Billet invité
Dans une récente interview à Rue89, Edgar Morin explique : « Aujourd’hui, quel est le nouvel improbable ? La vitalité de ce que l’on appelle la société civile, une créativité porteuse d’avenir. En France, l’économie sociale et solidaire prend un nouvel essor, l’agriculture biologique et fermière, des solutions écologiques, des métiers de solidarité… Ce matin, j’ai reçu un document par e-mail sur l’agriculture urbaine. Au Brésil, où je vais souvent, des initiatives formidables transforment actuellement un bidonville voué à la délinquance et à la misère en organisation salvatrice pour les jeunes. Beaucoup de choses se créent. Le monde grouille d’initiatives de vouloir vivre. Faisons en sorte que ces initiatives se connaissent et se croisent ! » Il aurait pu citer quantité d’autres exemples, comme celui des persécutés de Tarnac ou de ces immigrés dans le conte de Noël du Yéti, dont je vous recommande une lecture attentive pour qu’il ne reste pas un cas isolé et oublié mais, tout au contraire, relié dans vos mémoires à beaucoup d’autres qui procèdent des mêmes principes. Avant que toutes « ces initiatives se reconnaissent et se croisent » sur le terrain, il faut qu’elles se rejoignent dans les consciences.
Pour accomplir leur dessein, les pionniers du capitalisme ont suivi une stratégie volontaire. Mon billet précédent suggère qu’ils se sont constitués d’emblée sur quatre plans distincts mais reliés : spirituel, avec la bible comme source d’inspiration et de motivation d’une nouvelle manière de vivre ; individualiste, par l’investissement de soi et l’initiative récompensés par la richesse ; opérationnel, par une nouvelle conception du travail et de l’économie ; collectif, par la diffusion et la pratique d’une nouvelle religion. Il n’en fallait pas moins pour venir à bout des vieilles traditions qui donnaient sa cohérence à la société civile de l’époque.

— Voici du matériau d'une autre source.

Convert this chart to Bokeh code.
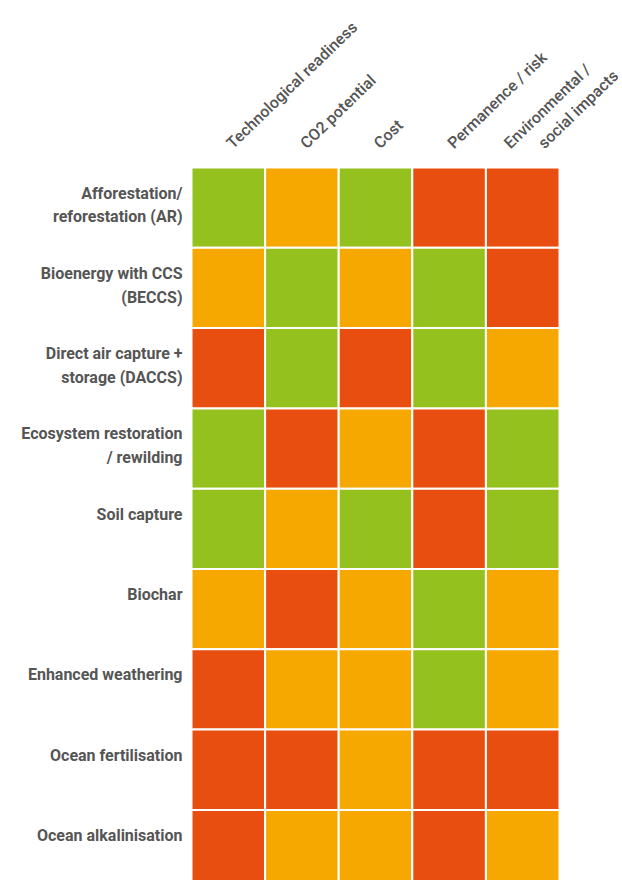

Celle-ci a perdu parce que, ayant pris et conservé l’initiative, les capitalistes proposent à chacun, pris individuellement, des coups qui semblent gagnant-gagnant, (comme il arrive aux échecs d’échanger un pion contre un autre), mais dont ils ressortent les seuls gagnants à long terme. C’est évidemment le cas avec les emplois qu’ils imposent, des emplois qui sont, rappelons-le, des « postes de travail » conçus par eux, donc à leur avantage, et que l’on est contraint d’accepter faute de mieux. Mais quand on examine de plus près ce qu’ils ont dans le ventre, ces emplois, il y a de quoi être consterné, car certains sont si inhumains, en particulier le travail d’enfants réduits en esclavage, ou le travail à la chaîne, (dont les principes valent désormais dans des métiers où on les croyait inapplicables), que c’est comme si l’on demandait à des brebis d’allaiter des louveteaux.